Energy: Sustainable Materials and Design


Finalist Names:
Dietz, Nathaniel (School: Chatfield High School)

A big problem is climate change. The U.S. uses more than 187.8 trillion pounds of non-renewable natural gas. The U.S. discards renewable products every year including 222.5 billion pounds of paper, 8.39 billion pounds of orange peels, and 35 billion pounds of coffee grounds. Unfortunately, these resources are hard to collect, transport, and store. Through shredding, soaking, and pressure, some resources can be transformed to biomass briquettes. Knowing this, I collected seven renewable resources from household waste and agricultural byproducts. After collection, the materials were shredded and dried. In some cases, briquettes were made from 100% of a material but every material was also combined with soaked paper and compressed in a homemade briquette press. The briquettes were removed from the press and dried. Densities of the starting material were calculated as well as the densities after briquette formation.
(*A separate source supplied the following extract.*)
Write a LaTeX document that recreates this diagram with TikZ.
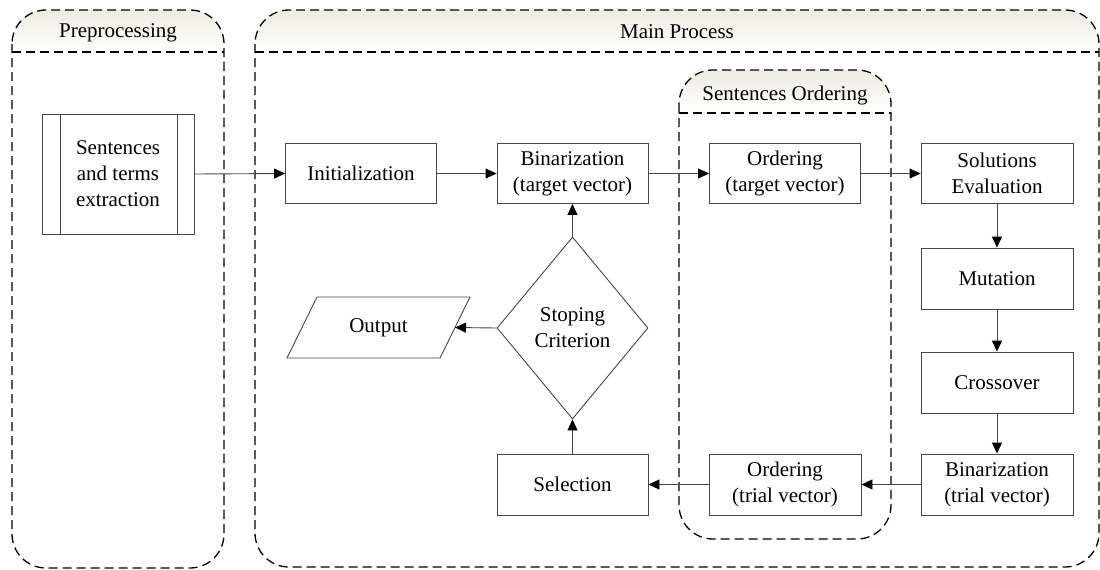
\documentclass[tikz,border=0pt]{standalone}
\usepackage{fontspec}
\setmainfont{Liberation Serif}
\usetikzlibrary{arrows.meta,shapes.geometric}
\definecolor{hdr}{RGB}{236,236,226}
\definecolor{edge}{RGB}{70,70,70}
\begin{document}
\begin{tikzpicture}[x=1pt,y=-1pt,
 every node/.style={font=\fontsize{21}{26}\selectfont},
 lane/.style={draw=black,line width=1.3pt,dash pattern=on 9pt off 5pt,rounded corners=34pt},
 sepline/.style={draw=black,line width=1.3pt,dash pattern=on 9pt off 5pt},
 proc/.style={draw=edge,line width=0.9pt,minimum width=151pt,minimum height=60pt,inner sep=0pt,align=center},
 flow/.style={draw=edge,line width=0.9pt,-{Triangle[length=11pt,width=10pt,color=black,fill=black]}}]
\useasboundingbox (0,0) rectangle (1100,570);

% lane headers (shading)
\begin{scope}
\clip[rounded corners=34pt] (12,10) rectangle (224,568);
\shade[top color=hdr,bottom color=white] (12,10) rectangle (224,52);
\end{scope}
\begin{scope}
\clip[rounded corners=34pt] (255,10) rectangle (1099,567);
\shade[top color=hdr,bottom color=white] (255,10) rectangle (1099,52);
\end{scope}
\begin{scope}
\clip[rounded corners=34pt] (679,70) rectangle (891,539);
\shade[top color=hdr,bottom color=white] (679,70) rectangle (891,113);
\end{scope}

% lanes
\draw[lane] (12,10) rectangle (224,568);
\draw[sepline] (12,52) -- (224,52);
\draw[lane] (255,10) rectangle (1099,567);
\draw[sepline] (255,52) -- (1099,52);
\draw[lane] (679,70) rectangle (891,539);
\draw[sepline] (679,113) -- (891,113);

\node (preT) at (118,33) {Preprocessing};
\node (mainT) at (677,32) {Main Process};
\node (soT) at (785,95) {Sentences Ordering};

% nodes
\node[proc,minimum width=152pt,minimum height=120pt] (sent) at (118,174) {Sentences\\and terms\\extraction};
\draw[draw=edge,line width=0.9pt] ([xshift=19pt]sent.north west) -- ([xshift=19pt]sent.south west);
\draw[draw=edge,line width=0.9pt] ([xshift=-17pt]sent.north east) -- ([xshift=-17pt]sent.south east);

\node[proc] (init) at (361,173.5) {Initialization};
\node[proc] (bint) at (572.5,173.5) {Binarization\\(target vector)};
\node[proc] (ordt) at (785,173.5) {Ordering\\(target vector)};
\node[proc,minimum width=152pt] (eval) at (997,173.5) {Solutions\\Evaluation};
\node[proc,minimum width=152pt,minimum height=61pt] (mut) at (997,278.5) {Mutation};
\node[proc,minimum width=152pt,minimum height=61pt] (cross) at (997,382.5) {Crossover};
\node[proc,minimum width=152pt,minimum height=61pt] (bintr) at (997,484.5) {Binarization\\(trial vector)};
\node[proc,minimum width=152pt,minimum height=61pt] (ordtr) at (785,484.5) {Ordering\\(trial vector)};
\node[proc,minimum height=61pt] (sel) at (572.5,484.5) {Selection};
\node[diamond,draw=edge,line width=0.9pt,minimum width=151pt,minimum height=182pt,inner sep=0pt,align=center] (stop) at (572.5,328) {Stoping\\Criterion};
\node (out) at (378.5,327.5) {Output};
\draw[draw=edge,line width=0.9pt] (317,297) -- (470,297) -- (440,358) -- (287,358) -- cycle;
\coordinate (outR) at (455,327.5);

% connectors
\draw[flow] (sent.east) -- (init.west);
\draw[flow] (init.east) -- (bint.west);
\draw[flow] (bint.east) -- (ordt.west);
\draw[flow] (ordt.east) -- (eval.west);
\draw[flow] (eval.south) -- (mut.north);
\draw[flow] (mut.south) -- (cross.north);
\draw[flow] (cross.south) -- (bintr.north);
\draw[flow] (bintr.west) -- (ordtr.east);
\draw[flow] (ordtr.west) -- (sel.east);
\draw[flow] (sel.north) -- (stop.south);
\draw[flow] (stop.north) -- (bint.south);
\draw[flow] (stop.west) -- (outR);
\end{tikzpicture}
\end{document}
Pure resource briquettes rarely worked, but combination of any resource with paper produced a useful briquette. The densities of the dry resources ranged from 0.04 g/cm3 (leaf litter; n=3) to 0.53 g/cm3 (coffee grounds; n=3). After formation of briquettes, the least dense resources gained in density by eight times and the density ranged from 0.32 (soybean fodder; n=11) to 0.55 (orange peel waste; n=12). Calories were determined using a calorimeter. The briquettes energy output ranged from 2505 calories/g (saw dust; n=3) to 2914 calories/g (paper; n=3). In conclusion, using simple household resources and equipment I created an energy dense, reusable, green and stable heat source.